In other words, if I want to write a book like this, I can't just take these characters and make them my own. I need to find my own people, my own set of talents and fears and flaws for them. I can't rely on tropes, or just flip them over. I have to design real people.
Element of Awesome #2 - There Are Surprises
The character I mentioned above, Drew, is the primary example of this, but the book is full of them: People or plot points that you think you can anticipate. BUT YOU CAN'T (trust me on this).
Drew walks on to the page in typical Man-whore style -- and lives up to that trope the first few times we meet him. But by the end of the book I just want to squeeze him and sit on a couch with him and bask in the brilliance of who he is. And he isn't even the hero of the tale!
So if I want to write a book like this, not only do I have to keep my characters unique, I have to take people and story points in directions no one would anticipate after they'd read the first six chapters. And I do mean no one.
Element of Awesome #3 - Technical Brilliance
There's no way around it, Katja Millay has a turn of phrase, a wit and a vocabulary (on both ends of the mannerly scale) that provide a shiny vehicle for this story. And maybe this is what sets TSoT apart from other stories that have grabbed me by the shoulders and shaken me until I finished the last page: The writing is stellar. It's clever. It's funny. It's emotional. There's no telling. No explanations. No over-emphasis of important points, no faux ex machina. My OCD internal editor didn't even cough.
So, if I want to write a book that engages readers the way this one does, I've got work to do. No more short cuts. No more "hope for the best". No more giving up on a difficult paragraph. I have to get good. Real good.
Element of Awesome #4 - The Plot Vehicles Didn't Rev Their Engines
Let's face it, in every story there are elements of the plot that just can't occur unless some other circumstance is in place. In YA it's usually the marginalization or removal of adult authority figures.
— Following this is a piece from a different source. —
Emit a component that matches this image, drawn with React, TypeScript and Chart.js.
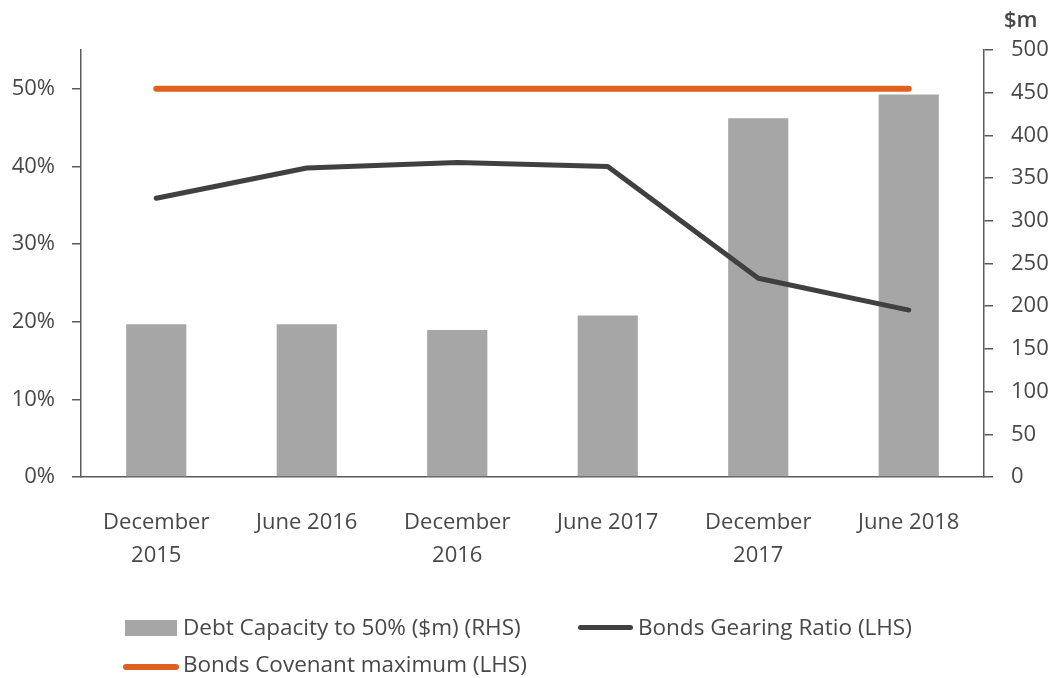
import React, { useEffect, useRef } from "react";
import { Chart, registerables } from "chart.js";

Chart.register(...registerables);

const categories: (string | string[])[] = [
  ["December", "2015"],
  "June 2016",
  ["December", "2016"],
  "June 2017",
  ["December", "2017"],
  "June 2018",
];
const debtCapacity = [179, 179, 172, 189, 420, 448];
const gearingRatio = [0.359, 0.398, 0.405, 0.4, 0.256, 0.215];
const covenantMax = [0.5, 0.5, 0.5, 0.5, 0.5, 0.5];
const leftTicksMax = 0.55;
const rightTicksMax = 500;

const FONT = "'Open Sans', 'DejaVu Sans', sans-serif";
const TEXT = "#484848";
const AXIS = "#5a5a5a";
const GRAY = "#a6a6a6";
const DARK = "#404040";
const ORANGE = "#e0611f";

const unitPlugin = {
  id: "unitLabel",
  afterDraw(chart: any) {
    const ctx = chart.ctx;
    ctx.save();
    ctx.font = `600 22px ${FONT}`;
    ctx.fillStyle = TEXT;
    ctx.textBaseline = "middle";
    ctx.textAlign = "left";
    ctx.fillText("$m", 1004, 21);
    ctx.restore();
  },
};

export default function App() {
  const ref = useRef<HTMLCanvasElement>(null);
  useEffect(() => {
    if (!ref.current) return;
    const chart = new Chart(ref.current, {
      type: "bar",
      data: {
        labels: categories,
        datasets: [
          {
            type: "line",
            label: "Bonds Covenant maximum (LHS)",
            data: covenantMax,
            yAxisID: "y",
            borderColor: ORANGE,
            backgroundColor: ORANGE,
            borderWidth: 6,
            borderCapStyle: "round",
            pointRadius: 0,
            order: 1,
          } as any,
          {
            type: "line",
            label: "Bonds Gearing Ratio (LHS)",
            data: gearingRatio,
            yAxisID: "y",
            borderColor: DARK,
            backgroundColor: DARK,
            borderWidth: 5,
            borderCapStyle: "round",
            borderJoinStyle: "round",
            pointRadius: 0,
            order: 2,
          } as any,
          {
            type: "bar",
            label: "Debt Capacity to 50% ($m) (RHS)",
            data: debtCapacity,
            yAxisID: "y1",
            backgroundColor: GRAY,
            barPercentage: 0.4,
            categoryPercentage: 1,
            order: 3,
          },
        ],
      },
      options: {
        animation: false,
        responsive: false,
        layout: { padding: { top: 50, left: 0, right: 0, bottom: 0 } },
        plugins: {
          legend: { display: false },
          tooltip: { enabled: false },
        },
        scales: {
          x: {
            offset: true,
            grid: { display: false, drawTicks: false },
            border: { display: true, color: AXIS, width: 1.5 },
            ticks: {
              color: TEXT,
              font: { family: FONT, size: 22, lineHeight: 1.5 },
              padding: 29,
              maxRotation: 0,
              autoSkip: false,
            },
            afterFit(scale: any) {
              scale.height = 201;
            },
          },
          y: {
            position: "left",
            min: 0,
            max: leftTicksMax,
            grid: {
              drawOnChartArea: false,
              drawTicks: true,
              tickLength: 9,
              tickColor: AXIS,
              lineWidth: 1.5,
            },
            border: { display: true, color: AXIS, width: 1.5 },
            ticks: {
              stepSize: 0.1,
              includeBounds: false,
              color: TEXT,
              padding: 17,
              font: { family: FONT, size: 22 },
              callback: (v: any) => `${Math.round(Number(v) * 100)}%`,
            },
            afterFit(scale: any) {
              scale.width = 81;
            },
          },
          y1: {
            position: "right",
            min: 0,
            max: rightTicksMax,
            grid: {
              drawOnChartArea: false,
              drawTicks: true,
              tickLength: 9,
              tickColor: AXIS,
              lineWidth: 1.5,
            },
            border: { display: true, color: AXIS, width: 1.5 },
            ticks: {
              stepSize: 50,
              color: TEXT,
              padding: 18,
              font: { family: FONT, size: 22 },
            },
            afterFit(scale: any) {
              scale.width = 76;
            },
          },
        },
      },
      plugins: [unitPlugin],
    });
    return () => chart.destroy();
  }, []);

  const textStyle: React.CSSProperties = {
    position: "absolute",
    height: 30,
    lineHeight: "30px",
    fontFamily: FONT,
    fontSize: 22.5,
    color: TEXT,
    whiteSpace: "nowrap",
  };

  return (
    <div style={{ position: "absolute", left: 0, top: 0, width: 1060, height: 678, background: "#fff" }}>
      <canvas ref={ref} width={1060} height={678} style={{ position: "absolute", left: 0, top: 0 }} />
      <div style={{ position: "absolute", left: 125, top: 620, width: 52, height: 16, background: GRAY }} />
      <div style={{ ...textStyle, left: 183, top: 612 }}>Debt Capacity to 50% ($m) (RHS)</div>
      <div style={{ position: "absolute", left: 578, top: 625, width: 55, height: 5, borderRadius: 3, background: DARK }} />
      <div style={{ ...textStyle, left: 638, top: 612 }}>Bonds Gearing Ratio (LHS)</div>
      <div style={{ position: "absolute", left: 123, top: 664, width: 56, height: 6, borderRadius: 3, background: ORANGE }} />
      <div style={{ ...textStyle, left: 183, top: 649 }}>Bonds Covenant maximum (LHS)</div>
    </div>
  );
}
Katja does that too, but in such a way that the removal of those figures drives the entire book. The motives and circumstances of this story aren't just convenient, they're critical. Literally, the story couldn't occur unless these unique circumstances were in place.
So if I want to write a book that feels this solid, I've can't just figure out the shortest route from A to B. I've got to identify The Imperative. What set of circumstances must be in place to force this story to happen?
No more leaning on traditional, expected vehicles. I've got to find the real life equivalent and use it to drive my characters from beginning to end.
And last, but not least: Element of Awesome #5 - Emotion
I'm not sure I can explain this, but I'm going to try.
At one point, about halfway through the book, when the characters were firmly ensconced in my heart, and I was wholly invested in their lives, a very quiet, very unobtrusive paragraph opened a new chapter.
Six or seven lines. Nothing dramatic.
And I wept. Literally.
It wasn't because the author had thrown down a literary gauntlet and pulled the tears from my eyes. It wasn't because a massive, emotional reveal had just occurred. It was because she'd used the pages before that moment to make the characters so real to me, that when one of them told me an anticipated event had occurred, I cried for how I knew the character must feel. My emotions were so completely engaged, I reacted to this character just as I would have a true, dear friend.
I was moved.
Frankly, I don't have a clue how to replicate this impact. It is the part of this book that blows my mind into the next solar system. But I have a feeling it has something to do with depicting your characters in such a way that they look, sound, and act like real people. Like people I could run into on the street any day of the week.
So that's it... those are the things I learned from reading this incredible book, then thinking about it for five days straight afterward.
Like I said, the story itself may not be your cup of tea. But if you're writing YA, I'd seriously consider it an important part of your study of the craft of fiction.
This book rules.
Katja Millay is my new hero(ine).
Your Turn: Have you read anything lately that achieved what you're aiming for in your book? What did you learn from it?